Pour un «missile», c’en est un, mais il s’agit d’un «missile» constitutionnel. Et on en trouve dans la Constitution tunisienne de 2014, que le président de la république Kaïs Saïed a brandie sur la tête de tous les acteurs de la scène politique, incapables d’assurer la stabilité au sein des institutions publiques, alors que le pays traverse «l’une des phases les plus périlleuses de son histoire», selon les termes même du chef de l’Etat.
Par Helal Jelali *
Quand on n’a pas de Cour Constitutionnelle, et c’est le cas de la Tunisie, les «missiles» politiques du président de la république Kaïs Saïed ne pourraient se trouver que dans l’article 80 de la Constitution tunisienne relatif à «l’état d’exception» qui permet de geler, non pas l’Assemblée des représentants du peuple (ARP), mais tout vote ou adoption d’un texte législatif… L’ARP reste en session permanente durant l’état d’exception mais dans le «placard». Et c’est le président, en tant que magistrat suprême et chef des armées, symbole de la continuité de l’Etat et garant de sa pérennité, qui devient, à la fois, le métronome, l’arbitre et l’«administrator».
Voici le bijou constitutionnel auquel faisait allusion le chef de l’Etat hier, lundi 20 juillet 2020, dans l’allocution qu’il a fait, sur le ton sentencieux qu’on lui connaît, en recevant au Palais de Carthage le président de l’ARP, Rached Ghannouchi, son premier vice-président Samira Chaouachi et second vice-président, Tarek Fetiti, qui se sont montrés incapable de mettre de l’ordre dans un parlement transformé en une foire d’empoigne où la violence n’est plus que verbale.
On ne sait pas si le président Saïed ira jusqu’au bout de sa menace, car c’en est une, mais l’avertissement s’imposait et la descente en enfer des institutions ne pouvaient se poursuivre sans mettre en péril la nation tout entière.
Le «missile» est pour le moment juste verbal, mais on ne peut sérieusement écarter la perspective peu reluisante d’une activation de ce fameux article 80. Mais que dit-il exactement ?
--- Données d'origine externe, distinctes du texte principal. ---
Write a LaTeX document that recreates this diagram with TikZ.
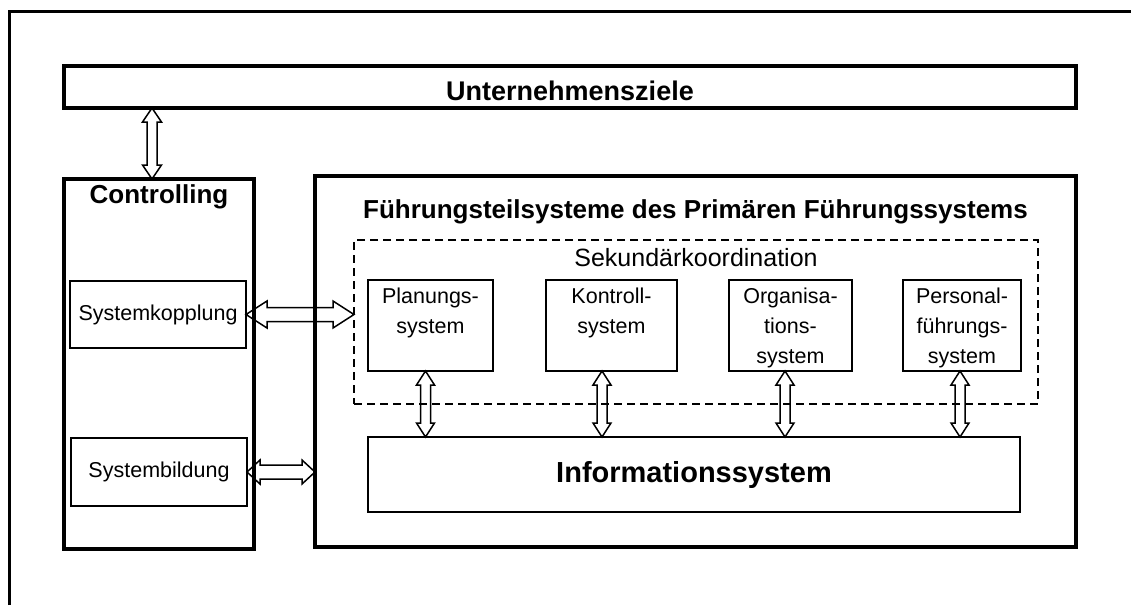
\documentclass[tikz,border=0pt]{standalone}
\usepackage{fontspec}
\setmainfont{Liberation Sans}
\usetikzlibrary{calc}
\tikzset{
  heavy/.style={draw, line width=3.5pt, inner sep=0pt, outer sep=0pt},
  light/.style={draw, line width=1.8pt, inner sep=0pt, outer sep=0pt},
  coordframe/.style={draw, line width=1.5pt, dash pattern=on 8pt off 5pt, inner sep=0pt, outer sep=0pt},
  boldtext/.style={font=\fontsize{26}{30}\bfseries\selectfont, inner sep=0pt},
  plaintext/.style={font=\fontsize{21.5}{30}\selectfont, align=center, inner sep=0pt},
  % hollow double-headed block arrow, left to right
  hlink/.style n args={3}{draw, line width=1.5pt, to path={
    let \p1=(\tikztostart), \p2=(\tikztotarget) in
    (\x1,\y1) -- ({\x1+#3},{\y1+#2}) -- ({\x1+#3},{\y1+#1}) -- ({\x2-#3},{\y1+#1})
    -- ({\x2-#3},{\y1+#2}) -- (\x2,\y1) -- ({\x2-#3},{\y1-#2}) -- ({\x2-#3},{\y1-#1})
    -- ({\x1+#3},{\y1-#1}) -- ({\x1+#3},{\y1-#2}) -- cycle}},
  % hollow double-headed block arrow, top to bottom
  vlink/.style n args={3}{draw, line width=1.5pt, to path={
    let \p1=(\tikztostart), \p2=(\tikztotarget) in
    (\x1,\y1) -- ({\x1+#2},{\y1-#3}) -- ({\x1+#1},{\y1-#3}) -- ({\x1+#1},{\y2+#3})
    -- ({\x1+#2},{\y2+#3}) -- (\x1,\y2) -- ({\x1-#2},{\y2+#3}) -- ({\x1-#1},{\y2+#3})
    -- ({\x1-#1},{\y1-#3}) -- ({\x1-#2},{\y1-#3}) -- cycle}}
}
\begin{document}
\begin{tikzpicture}[x=1pt,y=-1pt]
\useasboundingbox (0,0) rectangle (1131,605);

% page frame (top and left rule)
\coordinate (fbl) at (9,605);
\coordinate (ftl) at (9,11);
\coordinate (ftr) at (1131,11);
\draw[line width=3pt] (fbl) -- (ftl) -- (ftr);

% goals
\node[heavy, minimum width=1012pt, minimum height=42pt] (ziele) at (570,87) {};
\node[boldtext, font=\fontsize{27}{30}\bfseries\selectfont, anchor=base] (zieletxt)
  at ([yshift=-13.7pt]ziele.center) {Unternehmensziele};

% controlling column
\node[heavy, minimum width=190pt, minimum height=370pt] (ctrl) at (159,364) {};
\node[boldtext, anchor=base] (ctrltxt) at ([yshift=-24pt]ctrl.north) {Controlling};
\node[light, plaintext, minimum width=176pt, minimum height=67pt] (kopp) at (158,314.5) {Systemkopplung};
\node[light, plaintext, minimum width=176pt, minimum height=68pt] (bild) at (159,472) {Systembildung};

% primary management system
\node[heavy, minimum width=761pt, minimum height=371pt] (main) at (695.5,361.5) {};
\node[boldtext, anchor=base] (maintxt) at ([yshift=-42pt]main.north)
  {Führungsteilsysteme des Primären Führungssystems};

\node[coordframe, minimum width=684pt, minimum height=164pt] (sek) at (696,322) {};
\node[font=\fontsize{25}{30}\selectfont, inner sep=0pt, anchor=base] (sektxt)
  at ([yshift=-26pt]sek.north) {Sekundärkoordination};

\node[light, minimum width=125pt, minimum height=91pt] (plan) at (430.5,325.5) {};
\node[light, minimum width=131pt, minimum height=91pt] (kontr) at (611.5,325.5) {};
\node[light, minimum width=123pt, minimum height=91pt] (org) at (790.5,325.5) {};
\node[light, minimum width=118pt, minimum height=91pt] (pers) at (962,325.5) {};
\node[plaintext, anchor=north] (plantxt) at ([yshift=-8pt]plan.north) {Planungs-\\system};
\node[plaintext, anchor=north] (kontrtxt) at ([yshift=-8pt]kontr.north) {Kontroll-\\system};
\node[plaintext, anchor=north] (orgtxt) at ([yshift=-8pt]org.north) {Organisa-\\tions-\\system};
\node[plaintext, anchor=north] (perstxt) at ([yshift=-8pt]pers.north) {Personal-\\führungs-\\system};

\node[light, minimum width=652pt, minimum height=75pt,
      font=\fontsize{29}{32}\bfseries\selectfont] (info) at (694,474.5) {Informationssystem};

% connectors
\coordinate (zarr) at ([xshift=-7pt]ctrl.north);
\draw[vlink={5pt}{9.5pt}{14pt}] (zarr |- ziele.south) to (zarr);

\draw[hlink={7pt}{13.5pt}{21pt}] (kopp.east) to (kopp.east -| sek.west);
\draw[hlink={7pt}{12pt}{13pt}] (bild.east) to (bild.east -| main.west);

\coordinate (pa) at ([xshift=-5pt]plan.south);
\coordinate (ka) at ([xshift=-9.5pt]kontr.south);
\coordinate (oa) at ([xshift=-5.5pt]org.south);
\coordinate (qa) at ([xshift=-2pt]pers.south);
\draw[vlink={5pt}{9pt}{14pt}] (pa) to (pa |- info.north);
\draw[vlink={5pt}{9pt}{14pt}] (ka) to (ka |- info.north);
\draw[vlink={5pt}{9pt}{14pt}] (oa) to (oa |- info.north);
\draw[vlink={5pt}{9pt}{14pt}] (qa) to (qa |- info.north);
\end{tikzpicture}
\end{document}
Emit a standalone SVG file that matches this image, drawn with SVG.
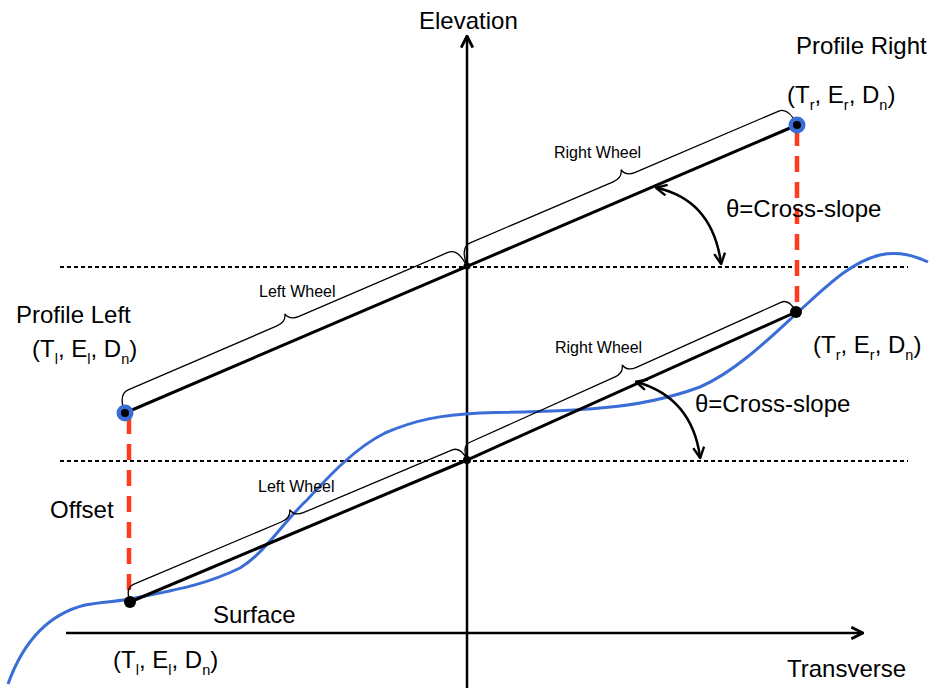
<svg xmlns="http://www.w3.org/2000/svg" width="935" height="688" viewBox="0 0 935 688">
<defs>
<style>
text{font-family:"Liberation Sans",Arial,sans-serif;fill:#000;}
.big{font-size:24px;}
.sm{font-size:16px;}
.sub{font-size:14.5px;}
.axis{stroke:#000;stroke-width:2.5;fill:none;}
.dot{stroke:#000;stroke-width:2;stroke-dasharray:4 3;fill:none;}
.seg{stroke:#000;stroke-width:3;fill:none;stroke-linecap:round;}
.brace{stroke:#000;stroke-width:1.3;fill:none;}
.red{stroke:#ff3b1c;stroke-width:4.5;stroke-dasharray:16 10;fill:none;}
.surf{stroke:#3a6dd6;stroke-width:3;fill:none;}
.arc{stroke:#000;stroke-width:2.5;fill:none;}
</style>
<marker id="ah" viewBox="0 0 12 12" refX="11" refY="6" markerWidth="14" markerHeight="14" markerUnits="userSpaceOnUse" orient="auto-start-reverse">
<path d="M1,1 L11,6 L1,11" fill="none" stroke="#000" stroke-width="2.4"/>
</marker>
<marker id="ah2" viewBox="0 0 12 12" refX="10" refY="6" markerWidth="13" markerHeight="13" markerUnits="userSpaceOnUse" orient="auto-start-reverse">
<path d="M1,1 L11,6 L1,11" fill="none" stroke="#000" stroke-width="2.2"/>
</marker>
</defs>

<g id="axes">
<line class="axis" x1="467" y1="688" x2="467" y2="36" marker-end="url(#ah)"/>
<line class="axis" x1="66" y1="633" x2="863" y2="633" marker-end="url(#ah)"/>
<text class="big" x="419" y="29">Elevation</text>
<text class="big" x="787" y="677">Transverse</text>
</g>

<g id="reference-lines">
<line class="dot" x1="60" y1="267" x2="908" y2="267"/>
<line class="dot" x1="60" y1="461" x2="908" y2="461"/>
</g>

<g id="surface">
<path class="surf" d="M8,684 C22,645 45,615 85,605 C105,601 120,602 140,597 C175,590 205,585 240,568 C265,553 285,520 307,500 C330,475 355,448 385,433 C415,420 440,415 480,413 C530,412 570,411 600,408 C640,405 670,398 700,387 C735,372 770,338 797,313 C825,288 850,262 880,255 C900,251 915,256 928,262"/>
<text class="big" x="213" y="623">Surface</text>
</g>

<g id="connectors">
<line class="seg" x1="125" y1="413" x2="797" y2="125"/>
<polyline class="seg" points="130,602 467,460 796,312"/>
<line class="red" x1="129" y1="418" x2="129" y2="598"/>
<line class="red" x1="797" y1="130" x2="797" y2="308"/>
<path class="arc" d="M657,188 Q712,200 721,263" marker-start="url(#ah2)" marker-end="url(#ah2)"/>
<path class="arc" d="M637,382 Q692,398 700,457" marker-start="url(#ah2)" marker-end="url(#ah2)"/>
</g>

<g id="brace-upper-left">
<path class="brace" transform="translate(125,413) rotate(-23.26)" d="M0,0 Q1,-20 12,-20 L174,-20 Q184,-20 186,-28 Q188,-20 198,-20 L360,-20 Q371,-20 372,0"/>
<text class="sm" x="259" y="297">Left Wheel</text>
</g>
<g id="brace-upper-right">
<path class="brace" transform="translate(467,266) rotate(-23.13)" d="M0,0 Q1,-20 12,-20 L167.5,-20 Q177.5,-20 179.5,-28 Q181.5,-20 191.5,-20 L347,-20 Q358,-20 359,0"/>
<text class="sm" x="554" y="158">Right Wheel</text>
</g>
<g id="brace-lower-left">
<path class="brace" transform="translate(130,602) rotate(-22.85)" d="M0,0 Q1,-15 10,-15 L171,-15 Q181,-15 183,-23 Q185,-15 195,-15 L356,-15 Q365,-15 366,0"/>
<text class="sm" x="258" y="492">Left Wheel</text>
</g>
<g id="brace-lower-right">
<path class="brace" transform="translate(467,460) rotate(-24.22)" d="M0,0 Q1,-15 10,-15 L168.5,-15 Q178.5,-15 180.5,-23 Q182.5,-15 192.5,-15 L351,-15 Q360,-15 361,0"/>
<text class="sm" x="555" y="353">Right Wheel</text>
</g>

<g id="profile-left">
<circle cx="125" cy="413" r="8.5" fill="#3a6dd6"/>
<circle cx="125" cy="413" r="4" fill="#000"/>
<text class="big" x="16" y="323">Profile Left</text>
<text class="big" x="32" y="357">(T<tspan class="sub" dy="7">l</tspan><tspan dy="-7">, E</tspan><tspan class="sub" dy="7">l</tspan><tspan dy="-7">, D</tspan><tspan class="sub" dy="7">n</tspan><tspan dy="-7">)</tspan></text>
</g>

<g id="profile-right">
<circle cx="797" cy="125" r="8.5" fill="#3a6dd6"/>
<circle cx="797" cy="125" r="4" fill="#000"/>
<text class="big" x="796" y="54">Profile Right</text>
<text class="big" x="787" y="103">(T<tspan class="sub" dy="7">r</tspan><tspan dy="-7">, E</tspan><tspan class="sub" dy="7">r</tspan><tspan dy="-7">, D</tspan><tspan class="sub" dy="7">n</tspan><tspan dy="-7">)</tspan></text>
</g>

<g id="center-upper">
<circle cx="467" cy="266" r="3.5" fill="#000"/>
</g>
<g id="center-lower">
<circle cx="467" cy="460" r="4" fill="#000"/>
</g>

<g id="surface-left">
<circle cx="130" cy="602" r="6" fill="#000"/>
<text class="big" x="50" y="518">Offset</text>
<text class="big" x="113" y="668">(T<tspan class="sub" dy="7">l</tspan><tspan dy="-7">, E</tspan><tspan class="sub" dy="7">l</tspan><tspan dy="-7">, D</tspan><tspan class="sub" dy="7">n</tspan><tspan dy="-7">)</tspan></text>
</g>

<g id="surface-right">
<circle cx="796" cy="312" r="6" fill="#000"/>
<text class="big" x="813" y="353">(T<tspan class="sub" dy="7">r</tspan><tspan dy="-7">, E</tspan><tspan class="sub" dy="7">r</tspan><tspan dy="-7">, D</tspan><tspan class="sub" dy="7">n</tspan><tspan dy="-7">)</tspan></text>
</g>

<g id="angle-labels">
<text class="big" x="726" y="217">θ=Cross-slope</text>
<text class="big" x="695" y="412">θ=Cross-slope</text>
</g>
</svg>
«En cas de péril imminent menaçant l’intégrité nationale, la sécurité ou l’indépendance du pays et entravant le fonctionnement régulier des pouvoirs publics, le président de la république peut prendre les mesures qu’impose l’état d’exception, après consultation du chef du gouvernement, du président de l’Assemblée des représentants du peuple et après en avoir informé le président de la Cour constitutionnelle. Il annonce ces mesures dans un message au peuple. Ces mesures doivent avoir pour objectif de garantir, dans les plus brefs délais, le retour au fonctionnement régulier des pouvoirs publics.
Durant cette période, l’Assemblée des représentants du peuple est considérée en état de session permanente. Dans cette situation, le président de la république ne peut dissoudre l’Assemblée des représentants du peuple et il ne peut être présenté de motion de censure contre le gouvernement.
Trente jours après l’entrée en vigueur de ces mesures, et à tout moment par la suite, la Cour constitutionnelle peut être saisie, à la demande du président de l’Assemblée des représentants du peuple ou de trente de ses membres, pour statuer sur le maintien de l’état d’exception. La Cour prononce sa décision en audience publique dans un délai n’excédant pas quinze jours.
Ces mesures prennent fin dès la cessation de leurs motifs. Le président de la république adresse à ce sujet un message au peuple.»
* Ancien rédacteur en chef dans une radio internationale à Paris.